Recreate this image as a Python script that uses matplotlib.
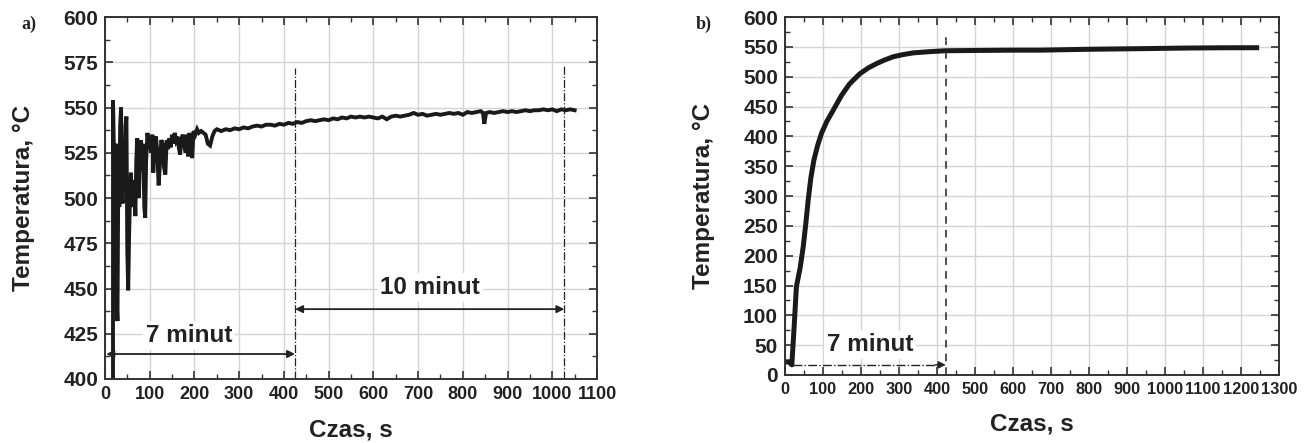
import matplotlib
matplotlib.use("Agg")
import matplotlib.pyplot as plt
from matplotlib.ticker import MultipleLocator

plt.rcParams['font.family'] = ['Liberation Sans', 'DejaVu Sans']
plt.rcParams['font.weight'] = 'bold'

# ---------------- data (a) ----------------
time_a = [18, 18, 22, 24, 26, 28, 30, 32, 34, 36, 38, 40, 42, 44, 46, 48, 50, 52, 54, 56,
          58, 60, 62, 64, 66, 68, 70, 72, 74, 76, 78, 80, 82, 84, 86, 88, 90, 92, 95, 98,
          100, 103, 106, 108, 111, 114, 117, 120, 123, 126, 129, 132, 135, 138, 141, 144,
          147, 150, 153, 156, 159, 162, 165, 168, 171, 174, 177, 180, 183, 186, 189, 192,
          195, 198, 202, 206, 210, 215, 220, 225, 230, 235, 240, 245, 250, 260, 270, 280,
          290, 300, 310, 320, 330, 340, 350, 360, 370, 380, 390, 400, 410, 420, 430, 440,
          450, 460, 470, 480, 490, 500, 510, 520, 530, 540, 550, 560, 570, 580, 590, 600,
          610, 620, 630, 640, 650, 660, 670, 680, 690, 700, 710, 720, 730, 740, 750, 760,
          770, 780, 790, 800, 810, 820, 830, 840, 845, 848, 852, 860, 870, 880, 890, 900,
          910, 920, 930, 940, 950, 960, 970, 980, 990, 1000, 1010, 1020, 1030, 1040, 1050]
temp_a = [400, 554, 500, 530, 445, 432, 520, 495, 540, 550, 500, 497, 530, 510, 540, 545,
          470, 449, 480, 500, 514, 495, 510, 499, 505, 490, 520, 533, 530, 500, 525, 532,
          515, 530, 520, 495, 489, 520, 536, 528, 533, 525, 535, 514, 530, 534, 525, 507,
          520, 532, 530, 517, 513, 532, 527, 533, 528, 535, 530, 536, 532, 534, 528, 524,
          533, 535, 530, 525, 535, 523, 536, 529, 522, 537, 535, 538, 536, 537, 536, 535,
          530, 529, 534, 537, 538, 537, 538, 537.5, 538.5, 538, 539, 538.5, 539.5, 540,
          539.5, 540.5, 540.5, 540, 541, 540.5, 541.5, 541, 542, 541.5, 542.5, 543, 542.5,
          543, 543.5, 543, 544, 543.5, 544.5, 544, 545, 544.5, 545, 544.5, 545, 544.5, 544,
          545, 543.5, 545, 545.5, 545, 545.5, 546, 547, 546, 546.5, 545.5, 546, 546.5, 546,
          546.5, 547, 546.5, 547, 546, 547.5, 547, 547.5, 548, 547, 541, 547, 547.5, 547,
          547.5, 548, 547.5, 548, 547.5, 548, 548.5, 548, 548.5, 548.5, 549, 548.5, 549,
          548, 549, 548.5, 549, 548.5]

# ---------------- data (b) ----------------
time_b = [0, 10, 18, 24, 30, 40, 48, 55, 61, 68, 76, 86, 96, 110, 127, 149, 170, 197,
          220, 241, 262, 285, 310, 338, 380, 421, 500, 600, 671, 800, 934, 1050, 1150, 1241]
temp_b = [22, 22, 17, 80, 148, 180, 215, 255, 293, 330, 360, 385, 405, 425, 444, 469,
          488, 505, 515, 522, 528, 533.5, 537, 540, 542, 543.5, 544, 544.5, 544.5, 546,
          547, 548, 548.5, 548.6]

xticks_a = list(range(0, 1101, 100))
yticks_a = list(range(400, 601, 25))
xticks_b = list(range(0, 1301, 100))
yticks_b = list(range(0, 601, 50))

x_label = "Czas, s"
y_label = "Temperatura, °C"
label_7 = "7 minut"
label_10 = "10 minut"

fig = plt.figure(figsize=(13.07, 4.43), dpi=100)
ax1 = fig.add_axes([0.0803, 0.1445, 0.3765, 0.817])
ax2 = fig.add_axes([0.6006, 0.1535, 0.378, 0.808])

def style(ax, xt, yt, xminor, yminor, xfs, yfs, ylpad):
    ax.set_xticks(xt)
    ax.set_yticks(yt)
    ax.xaxis.set_minor_locator(MultipleLocator(xminor))
    ax.yaxis.set_minor_locator(MultipleLocator(yminor))
    ax.tick_params(which='both', direction='in', top=True, right=True, colors='#333333')
    ax.tick_params(which='major', length=6, width=1.2)
    ax.tick_params(which='minor', length=3.5, width=1.0)
    ax.tick_params(axis='x', labelsize=xfs, labelcolor='#222222', pad=5)
    ax.tick_params(axis='y', labelsize=yfs, labelcolor='#222222', pad=5)
    for lab in ax.get_xticklabels() + ax.get_yticklabels():
        lab.set_fontweight('bold')
    ax.grid(True, which='major', color='#d4d4d4', lw=1.0)
    ax.set_axisbelow(True)
    for s in ax.spines.values():
        s.set_color('#333333')
        s.set_linewidth(1.4)
    ax.set_xlabel(x_label, fontsize=17.5, fontweight='bold', color='#222222', labelpad=11)
    ax.set_ylabel(y_label, fontsize=17.5, fontweight='bold', color='#222222', labelpad=ylpad)

# ---- panel a ----
ax1.plot(time_a, temp_a, color='#1a1a1a', lw=2.8, solid_joinstyle='miter')
ax1.set_xlim(0, 1100)
ax1.set_ylim(400, 600)
style(ax1, xticks_a, yticks_a, 50, 12.5, 13, 15, 20)
ax1.plot([425, 425], [400, 572], color='#222222', lw=0.9, ls='-.')
ax1.plot([1027, 1027], [400, 573], color='#222222', lw=0.9, ls='-.')
ax1.annotate('', xy=(425, 413.8), xytext=(3, 413.8),
             arrowprops=dict(arrowstyle='<|-|>', color='#222222', lw=1.3, mutation_scale=11,
                             shrinkA=0, shrinkB=0))
ax1.annotate('', xy=(1027, 438.6), xytext=(425, 438.6),
             arrowprops=dict(arrowstyle='<|-|>', color='#222222', lw=1.3, mutation_scale=11,
                             shrinkA=0, shrinkB=0))
ax1.text(188, 424, label_7, fontsize=17.5, fontweight='bold', ha='center', va='center',
         color='#222222', bbox=dict(facecolor='white', edgecolor='none', pad=2))
ax1.text(727, 450.5, label_10, fontsize=17.5, fontweight='bold', ha='center', va='center',
         color='#222222', bbox=dict(facecolor='white', edgecolor='none', pad=2))

# ---- panel b ----
ax2.plot(time_b, temp_b, color='#1a1a1a', lw=3.6, solid_joinstyle='round')
ax2.set_xlim(0, 1300)
ax2.set_ylim(0, 600)
style(ax2, xticks_b, yticks_b, 50, 25, 11.8, 15, 20)
ax2.plot([423, 423], [0, 560], color='#222222', lw=1.1, ls=(0, (5, 4)))
ax2.plot([423, 423], [562, 565], color='#222222', lw=1.1)
ax2.plot([20, 405], [17, 17], color='#222222', lw=1.0, ls='-.')
ax2.annotate('', xy=(423, 17), xytext=(395, 17),
             arrowprops=dict(arrowstyle='-|>', color='#222222', lw=1.0, mutation_scale=11,
                             shrinkA=0, shrinkB=0))
ax2.text(224, 51, label_7, fontsize=17.5, fontweight='bold', ha='center', va='center',
         color='#222222', bbox=dict(facecolor='white', edgecolor='none', pad=2))

fig.text(0.016, 0.945, "a)", fontsize=13, fontweight='bold', family='Liberation Serif',
         color='#222222', va='center')
fig.text(0.532, 0.945, "b)", fontsize=13, fontweight='bold', family='Liberation Serif',
         color='#222222', va='center')

fig.savefig("out.png", dpi=100)
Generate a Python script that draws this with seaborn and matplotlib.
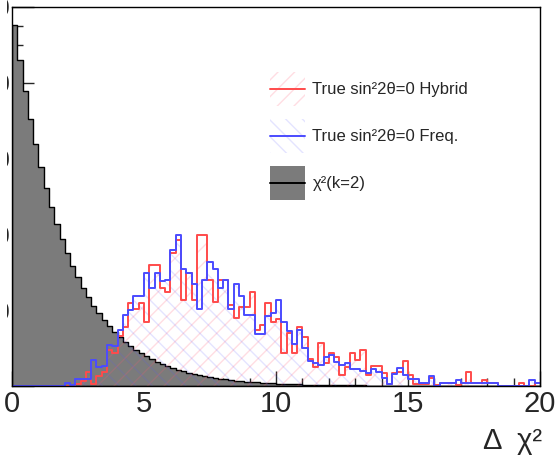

────────────────────

### Goal
Repeat the listing in full and exactly. Do not include any images.

### Expected answer
Recreate this image as a Python script that uses matplotlib.
import matplotlib
matplotlib.use("Agg")
import matplotlib.pyplot as plt
from matplotlib.ticker import MultipleLocator

plt.rcParams['font.family'] = ['Liberation Sans', 'DejaVu Sans']
plt.rcParams['font.weight'] = 'bold'

# ---------------- data (a) ----------------
time_a = [18, 18, 22, 24, 26, 28, 30, 32, 34, 36, 38, 40, 42, 44, 46, 48, 50, 52, 54, 56,
          58, 60, 62, 64, 66, 68, 70, 72, 74, 76, 78, 80, 82, 84, 86, 88, 90, 92, 95, 98,
          100, 103, 106, 108, 111, 114, 117, 120, 123, 126, 129, 132, 135, 138, 141, 144,
          147, 150, 153, 156, 159, 162, 165, 168, 171, 174, 177, 180, 183, 186, 189, 192,
          195, 198, 202, 206, 210, 215, 220, 225, 230, 235, 240, 245, 250, 260, 270, 280,
          290, 300, 310, 320, 330, 340, 350, 360, 370, 380, 390, 400, 410, 420, 430, 440,
          450, 460, 470, 480, 490, 500, 510, 520, 530, 540, 550, 560, 570, 580, 590, 600,
          610, 620, 630, 640, 650, 660, 670, 680, 690, 700, 710, 720, 730, 740, 750, 760,
          770, 780, 790, 800, 810, 820, 830, 840, 845, 848, 852, 860, 870, 880, 890, 900,
          910, 920, 930, 940, 950, 960, 970, 980, 990, 1000, 1010, 1020, 1030, 1040, 1050]
temp_a = [400, 554, 500, 530, 445, 432, 520, 495, 540, 550, 500, 497, 530, 510, 540, 545,
          470, 449, 480, 500, 514, 495, 510, 499, 505, 490, 520, 533, 530, 500, 525, 532,
          515, 530, 520, 495, 489, 520, 536, 528, 533, 525, 535, 514, 530, 534, 525, 507,
          520, 532, 530, 517, 513, 532, 527, 533, 528, 535, 530, 536, 532, 534, 528, 524,
          533, 535, 530, 525, 535, 523, 536, 529, 522, 537, 535, 538, 536, 537, 536, 535,
          530, 529, 534, 537, 538, 537, 538, 537.5, 538.5, 538, 539, 538.5, 539.5, 540,
          539.5, 540.5, 540.5, 540, 541, 540.5, 541.5, 541, 542, 541.5, 542.5, 543, 542.5,
          543, 543.5, 543, 544, 543.5, 544.5, 544, 545, 544.5, 545, 544.5, 545, 544.5, 544,
          545, 543.5, 545, 545.5, 545, 545.5, 546, 547, 546, 546.5, 545.5, 546, 546.5, 546,
          546.5, 547, 546.5, 547, 546, 547.5, 547, 547.5, 548, 547, 541, 547, 547.5, 547,
          547.5, 548, 547.5, 548, 547.5, 548, 548.5, 548, 548.5, 548.5, 549, 548.5, 549,
          548, 549, 548.5, 549, 548.5]

# ---------------- data (b) ----------------
time_b = [0, 10, 18, 24, 30, 40, 48, 55, 61, 68, 76, 86, 96, 110, 127, 149, 170, 197,
          220, 241, 262, 285, 310, 338, 380, 421, 500, 600, 671, 800, 934, 1050, 1150, 1241]
temp_b = [22, 22, 17, 80, 148, 180, 215, 255, 293, 330, 360, 385, 405, 425, 444, 469,
          488, 505, 515, 522, 528, 533.5, 537, 540, 542, 543.5, 544, 544.5, 544.5, 546,
          547, 548, 548.5, 548.6]

xticks_a = list(range(0, 1101, 100))
yticks_a = list(range(400, 601, 25))
xticks_b = list(range(0, 1301, 100))
yticks_b = list(range(0, 601, 50))

x_label = "Czas, s"
y_label = "Temperatura, °C"
label_7 = "7 minut"
label_10 = "10 minut"

fig = plt.figure(figsize=(13.07, 4.43), dpi=100)
ax1 = fig.add_axes([0.0803, 0.1445, 0.3765, 0.817])
ax2 = fig.add_axes([0.6006, 0.1535, 0.378, 0.808])

def style(ax, xt, yt, xminor, yminor, xfs, yfs, ylpad):
    ax.set_xticks(xt)
    ax.set_yticks(yt)
    ax.xaxis.set_minor_locator(MultipleLocator(xminor))
    ax.yaxis.set_minor_locator(MultipleLocator(yminor))
    ax.tick_params(which='both', direction='in', top=True, right=True, colors='#333333')
    ax.tick_params(which='major', length=6, width=1.2)
    ax.tick_params(which='minor', length=3.5, width=1.0)
    ax.tick_params(axis='x', labelsize=xfs, labelcolor='#222222', pad=5)
    ax.tick_params(axis='y', labelsize=yfs, labelcolor='#222222', pad=5)
    for lab in ax.get_xticklabels() + ax.get_yticklabels():
        lab.set_fontweight('bold')
    ax.grid(True, which='major', color='#d4d4d4', lw=1.0)
    ax.set_axisbelow(True)
    for s in ax.spines.values():
        s.set_color('#333333')
        s.set_linewidth(1.4)
    ax.set_xlabel(x_label, fontsize=17.5, fontweight='bold', color='#222222', labelpad=11)
    ax.set_ylabel(y_label, fontsize=17.5, fontweight='bold', color='#222222', labelpad=ylpad)

# ---- panel a ----
ax1.plot(time_a, temp_a, color='#1a1a1a', lw=2.8, solid_joinstyle='miter')
ax1.set_xlim(0, 1100)
ax1.set_ylim(400, 600)
style(ax1, xticks_a, yticks_a, 50, 12.5, 13, 15, 20)
ax1.plot([425, 425], [400, 572], color='#222222', lw=0.9, ls='-.')
ax1.plot([1027, 1027], [400, 573], color='#222222', lw=0.9, ls='-.')
ax1.annotate('', xy=(425, 413.8), xytext=(3, 413.8),
             arrowprops=dict(arrowstyle='<|-|>', color='#222222', lw=1.3, mutation_scale=11,
                             shrinkA=0, shrinkB=0))
ax1.annotate('', xy=(1027, 438.6), xytext=(425, 438.6),
             arrowprops=dict(arrowstyle='<|-|>', color='#222222', lw=1.3, mutation_scale=11,
                             shrinkA=0, shrinkB=0))
ax1.text(188, 424, label_7, fontsize=17.5, fontweight='bold', ha='center', va='center',
         color='#222222', bbox=dict(facecolor='white', edgecolor='none', pad=2))
ax1.text(727, 450.5, label_10, fontsize=17.5, fontweight='bold', ha='center', va='center',
         color='#222222', bbox=dict(facecolor='white', edgecolor='none', pad=2))

# ---- panel b ----
ax2.plot(time_b, temp_b, color='#1a1a1a', lw=3.6, solid_joinstyle='round')
ax2.set_xlim(0, 1300)
ax2.set_ylim(0, 600)
style(ax2, xticks_b, yticks_b, 50, 25, 11.8, 15, 20)
ax2.plot([423, 423], [0, 560], color='#222222', lw=1.1, ls=(0, (5, 4)))
ax2.plot([423, 423], [562, 565], color='#222222', lw=1.1)
ax2.plot([20, 405], [17, 17], color='#222222', lw=1.0, ls='-.')
ax2.annotate('', xy=(423, 17), xytext=(395, 17),
             arrowprops=dict(arrowstyle='-|>', color='#222222', lw=1.0, mutation_scale=11,
                             shrinkA=0, shrinkB=0))
ax2.text(224, 51, label_7, fontsize=17.5, fontweight='bold', ha='center', va='center',
         color='#222222', bbox=dict(facecolor='white', edgecolor='none', pad=2))

fig.text(0.016, 0.945, "a)", fontsize=13, fontweight='bold', family='Liberation Serif',
         color='#222222', va='center')
fig.text(0.532, 0.945, "b)", fontsize=13, fontweight='bold', family='Liberation Serif',
         color='#222222', va='center')

fig.savefig("out.png", dpi=100)
Generate a Python script that draws this with seaborn and matplotlib.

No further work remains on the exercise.